Optimistisch äußerten sich in einer gemeinsamen Mitteilung auch der Playa-Hotelierverband AHPP, der Gastro-Verband CAEB, die Einzelhändlervereinigung Afedeco sowie der Verband der Nachtclubunternehmern Abone. So werde «die Kontrolle des Exzess-Tourismus an der Playa gestärkt» und die «Sicherheit der Anwohner und auch der Urlauber erheblich erhöht».
Und auch Pessimisten
Viele Inselkenner sind derweil skeptisch und glauben nicht, dass von heute auf morgen Schluss mit feuchtfröhlich sein wird. Zu den Zweiflern gehört Patrick Schirmer Sastre, Kolumnist der «Mallorca Zeitung». Die Absichten seien sicher gut. Aber: «Eine Mentalität, ein Lebensgefühl ändert man nicht durch Gesetze und überteuerte Preise», schreibt er.

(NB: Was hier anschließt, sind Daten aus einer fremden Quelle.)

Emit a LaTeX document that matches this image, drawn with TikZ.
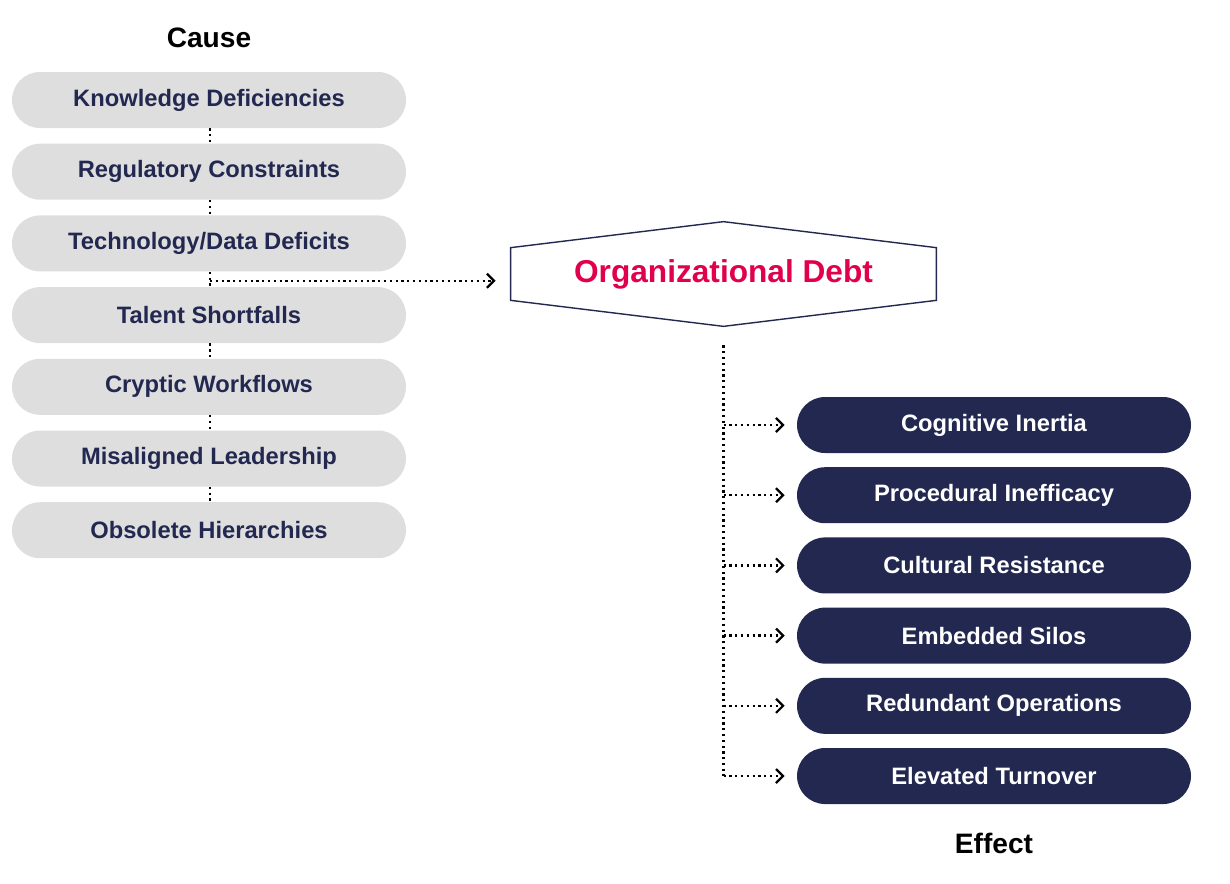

«Hecha la ley, hecha la trampa», sagt man in Spanien. So etwas wie «Kaum gibt es ein Gesetz, schon gibt es auch Schlupflöcher». Schirmer Sastre glaubt, dass viele nach diesem Motto handeln werden. «Schon jeder Viertklässler, der zur Klassenfahrt auf den Ponyhof fährt, weiß, dass man den «Berentzen Apfelkorn» am besten in eine Liter-Flasche Saftschorle umfüllt (…).»

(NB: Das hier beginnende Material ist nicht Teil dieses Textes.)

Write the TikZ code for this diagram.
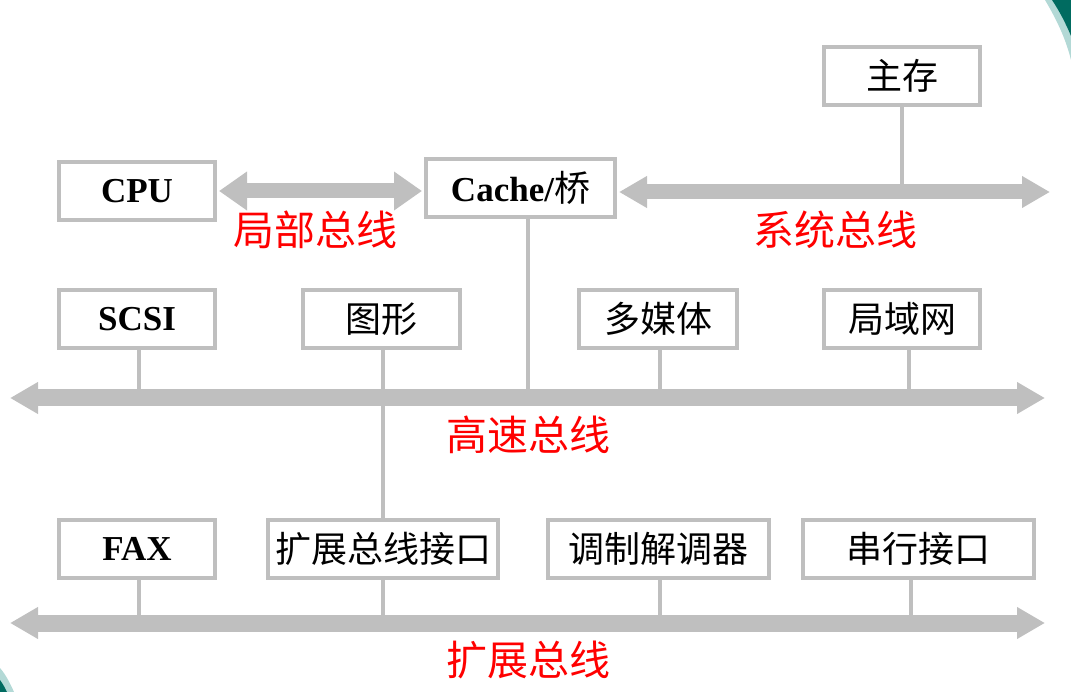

Entscheidend wird sein, wie intensiv die Polizei über die Einhaltung des Verbots wachen wird. Beatrice Ciccardini ist nicht gerade optimistisch. Es sei «jedes Jahr dasselbe». Zu Saisonbeginn erscheine ein wenig mehr Polizei, wirklich eingegriffen werde aber nicht, klagt die Wirtin des Lokals «Zur Krone» im Gespräch mit der «Mallorca Zeitung». Die aktuelle Lage laut der Playa-Veteranin: «Die Hütchenspieler sind wieder hier, die Masseurinnen, die Klauhuren. Es ist schon wieder alles schmutzig, alles vollgekotzt, alles vollgekackt – wie immer.»

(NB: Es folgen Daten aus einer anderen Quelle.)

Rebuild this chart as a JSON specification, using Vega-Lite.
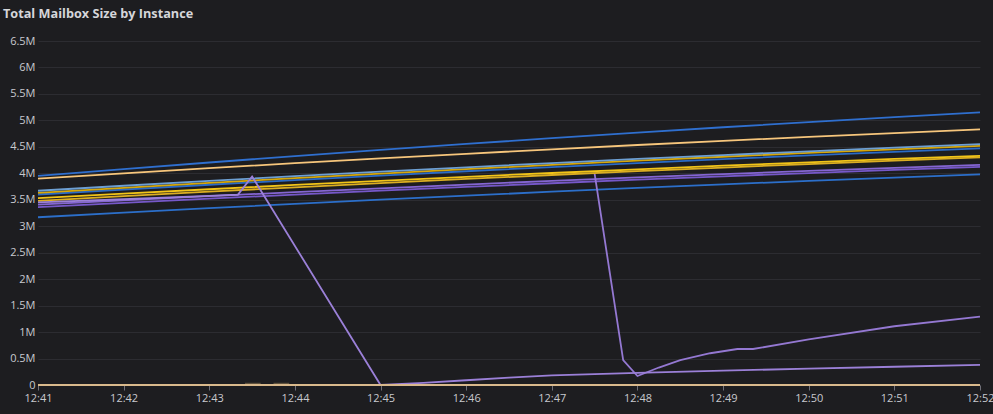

Kritik kam auch von der Opposition. Die konservative Regierung, seit einem knappen Jahr im Amt, habe die Chance verpasst, die Exzesse durch noch strengere Maßnahmen effektiv zu bekämpfen, sagte Ex-Tourismusminister Iago Negueruela. Unerwähnt ließ er, dass während der Amtszeit der alten Linksregierung alle Maßnahmen nicht den erhofften Erfolg brachten.
Protestdemo gegen Massentourismus
Alle sind sich einig, dass Maßnahmen gegen den Massentourismus notwendig sind. Der Unmut wächst nicht nur auf Mallorca, sondern auch in anderen Teilen Spaniens. Am 25. Mai ist eine große Protestdemo in Palma geplant.
Erst am Mittwoch hatte die balearische Ministerpräsidentin Marga Prohens erstmals erklärt, das Tourismusmodell sei «an seine Grenze gestoßen», ihr Tourismusminister Marcial Rodríguez sagte: «Wir möchten uns besucht und nicht überfallen fühlen». Jetzt beschloss die Regionalregierung neben der Einschränkung des Alkoholkonsums unter anderem auch, dass das Gästebetten-Limit der Inseln von bisher 430.000 auf 412.000 herabgesetzt wird.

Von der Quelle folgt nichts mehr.